Coming in third was my grandmother’s recipe.  This may be considered blasphemy to my family, but keep reading before you make that judgment.  First of all, even though they came in third, there was stiff competition and they still tasted amazing.  The main difference was these gnocchi had bite to them.  It wasn’t a bad or gummy bite, it was just different then the others.  I still LOVE this variety and one taste brought me instantly back to family dinners at my grandparent’s house as a young boy.

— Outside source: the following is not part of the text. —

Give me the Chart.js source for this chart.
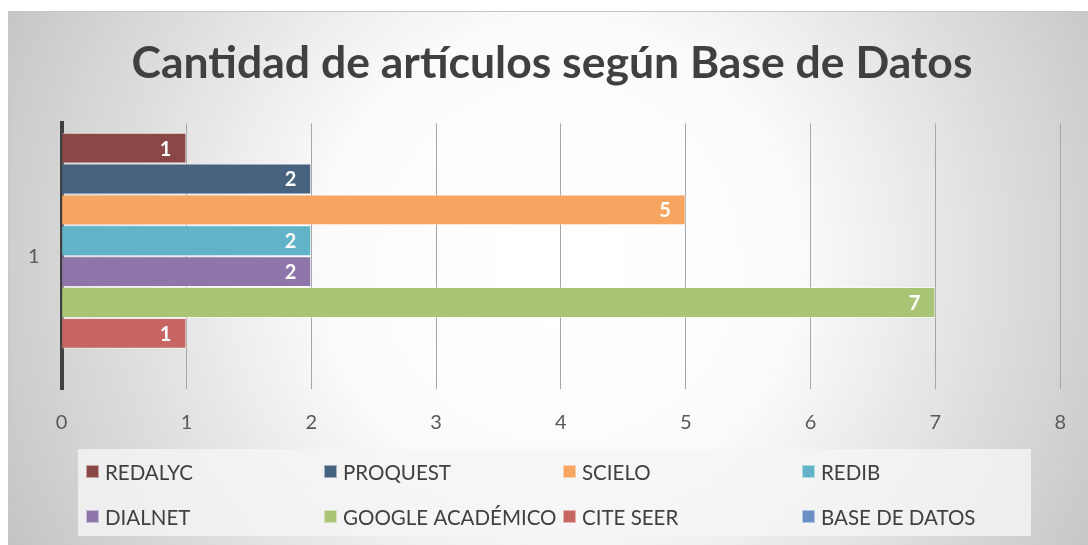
<!DOCTYPE html>
<html>
<head>
<meta charset="utf-8">
<script src="https://cdn.jsdelivr.net/npm/chart.js@4.4.1/dist/chart.umd.min.js"></script>
<style>
  html, body { margin: 0; padding: 0; background: #ffffff; }
  #wrap { width: 1088px; height: 545px; position: relative; }
</style>
</head>
<body>
<div id="wrap"><canvas id="chart-bases"></canvas></div>
<script>
// data
var categories = ['1'];
var seriesNames = ['REDALYC', 'PROQUEST', 'SCIELO', 'REDIB', 'DIALNET', 'GOOGLE ACADÉMICO', 'CITE SEER', 'BASE DE DATOS'];
var seriesValues = [1, 2, 5, 2, 2, 7, 1, null];
var seriesColors = ['#8b4746', '#47627f', '#f7a560', '#61b3c8', '#8f76aa', '#a8c474', '#c86664', '#6a8fc6'];
var xTicks = [0, 1, 2, 3, 4, 5, 6, 7, 8];

var fontName = 'Lato, "Open Sans", sans-serif';

var datasets = [];
for (var i = 0; i < seriesNames.length; i++) {
  datasets.push({
    label: seriesNames[i],
    data: [seriesValues[i]],
    backgroundColor: seriesColors[i],
    borderColor: 'rgba(255,255,255,0.45)',
    borderWidth: 1,
    categoryPercentage: 0.93,
    barPercentage: 1.0
  });
}

// gray radial background like the office chart frame
var backgroundPlugin = {
  id: 'frameBackground',
  afterLayout: function (chart) {
    // title in the original sits a bit right of the plot centre
    if (chart.titleBlock) {
      chart.titleBlock.left += 16;
      chart.titleBlock.right += 16;
    }
  },
  beforeDraw: function (chart) {
    var ctx = chart.ctx;
    ctx.save();
    var g = ctx.createRadialGradient(560, 260, 30, 560, 260, 620);
    g.addColorStop(0, '#ffffff');
    g.addColorStop(0.35, '#fbfbfb');
    g.addColorStop(1, '#c4c4c4');
    ctx.fillStyle = g;
    ctx.fillRect(8, 11, chart.width - 8, chart.height - 11);
    ctx.strokeStyle = '#c8c8c8';
    ctx.lineWidth = 1;
    ctx.beginPath();
    ctx.moveTo(8, 11.5);
    ctx.lineTo(chart.width, 11.5);
    ctx.moveTo(8.5, 11);
    ctx.lineTo(8.5, chart.height);
    ctx.stroke();
    ctx.restore();
  }
};

// white numbers at the end of each bar
var valueLabelPlugin = {
  id: 'valueLabels',
  afterDatasetsDraw: function (chart) {
    var ctx = chart.ctx;
    ctx.save();
    ctx.font = 'bold 20px ' + fontName;
    ctx.fillStyle = '#ffffff';
    ctx.textAlign = 'right';
    ctx.textBaseline = 'middle';
    chart.data.datasets.forEach(function (ds, di) {
      var meta = chart.getDatasetMeta(di);
      meta.data.forEach(function (bar, idx) {
        var v = ds.data[idx];
        if (v === null || v === undefined) return;
        ctx.fillText(String(v), bar.x - 15, bar.y + 1);
      });
    });
    ctx.restore();
  }
};

// legend laid out in a 4 column grid, like the original
var gridLegendPlugin = {
  id: 'gridLegend',
  afterDraw: function (chart) {
    var ctx = chart.ctx;
    ctx.save();
    ctx.fillStyle = 'rgba(245,245,245,0.8)';
    ctx.fillRect(78, 449, 953, 87);
    var colX = [86, 324, 563, 802];
    var rowY = [472, 517];
    ctx.font = '20.5px ' + fontName;
    ctx.textAlign = 'left';
    ctx.textBaseline = 'middle';
    chart.data.datasets.forEach(function (ds, di) {
      var x = colX[di % 4];
      var y = rowY[Math.floor(di / 4)];
      ctx.fillStyle = ds.backgroundColor;
      ctx.fillRect(x, y - 7, 13, 13);
      ctx.strokeStyle = 'rgba(255,255,255,0.5)';
      ctx.lineWidth = 1;
      ctx.strokeRect(x + 0.5, y - 6.5, 12, 12);
      ctx.fillStyle = '#404040';
      ctx.fillText(ds.label, x + 19, y + 1);
    });
    ctx.restore();
  }
};

var chartContext = document.getElementById('chart-bases');
var chart = new Chart(chartContext, {
  type: 'bar',
  data: {
    labels: categories,
    datasets: datasets
  },
  plugins: [backgroundPlugin, valueLabelPlugin, gridLegendPlugin],
  options: {
    responsive: true,
    maintainAspectRatio: false,
    animation: false,
    indexAxis: 'y',
    layout: {
      padding: { left: 6, right: 22, top: 0, bottom: 88 }
    },
    plugins: {
      legend: { display: false },
      tooltip: { enabled: false },
      title: {
        display: true,
        text: 'Cantidad de artículos según Base de Datos',
        color: '#404040',
        font: { family: fontName, size: 44.5, weight: 'bold' },
        padding: { top: 37, bottom: 33 }
      }
    },
    scales: {
      x: {
        min: 0,
        max: 8,
        afterBuildTicks: function (scale) {
          scale.ticks = xTicks.map(function (v) { return { value: v }; });
        },
        grid: { color: '#a6a6a6', lineWidth: 1, drawTicks: false },
        border: { display: false },
        ticks: {
          color: '#595959',
          padding: 22,
          font: { family: fontName, size: 20 }
        }
      },
      y: {
        grid: { display: false, drawTicks: false },
        border: { display: true, color: '#404040', width: 4 },
        ticks: {
          color: '#595959',
          padding: 22,
          font: { family: fontName, size: 20 }
        }
      }
    }
  }
});
</script>
</body>
</html>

However, in a direct comparison, the steamed and boiled potatoes were better.  There were a few things about these gnocchi that made them a great option for people to make and not just a third place finisher destined to be overlooked in the food world for the rest of time.  For one, they were much easier to make.  The potato buds cut cooking time drastically.  Second, the texture was different, but far from bad.  I’m sure some people may even prefer gnocchi with a bit of a bite to them.  We also found that adding the spinach or red pepper puree softened them up a bit.  The third reason these are a great option is that they freeze beautifully.  We had some the day after from the freezer and they tasted exactly the same if not better than they had when we first made them!  Hopefully I am still allowed home for the holidays after displaying my grandmother’s recipe for the world and then saying it wasn’t as good as some others.

Lastly, the baked potatoes sucked.  Sorry Tyler, but these gnocchi were gummy and not very appetizing.

Here is a chart I made.  I don’t really like it, but I suppose it does a decent job of summarizing my thoughts so I will still put it here.

Potato Method

Ease of Creation

Taste

Texture

Texture After Freezeing

Boiled

4

5

4.5

3

Steamed

3

5

5

3

Buds

5

4

4

4

Baked

3

3

2

n/a

Gnocci –

Just under 2 pounds of a starchy potato:
Peeled, steamed and riced,
Peeled, boiled and riced,
Baked, peeled and riced, ORRRR
1 1/2 cups of potato buds and 1 1/4 cups of hot water mixed together.

1 egg white
1 cup flour
Salt
Spoon of spinach or red pepper puree (optional)

Mix all the ingredients together on a floured surface.  Be very gentle and do not knead.  The more you work this dough, the tougher your gnocchi will become.  Then roll it out like a play doh snake.  Cut it into segments and roll them on a fork or gnocchi board.  For more info, look at the pictures above and / or go to this website.

Red pepper puree- I just took 2 whole roasted red peppers from a jar and put them in the blender.

Spinach puree - steam spinach (or use frozen) and put it in the blender with a small amount of oil.

Quick marinara - heat olive oil on medium high.  Add garlic, pepper flakes, pepper and salt.  Simmer for 3 minutes.  Add canned tomatoes, oregano, and basil.  Stir and turn to medium low and cook for 15 minutes.

Thyme butter sauce - cook butter, add thyme.  It should look BROOOWNNNN

Gorgonzola cream sauce - wisk some flour into oil and cook for a few minutes (roux).  Add cream and gorgonzola.  Continue stirring and turn the heat off when it is all smooth.  Add chives.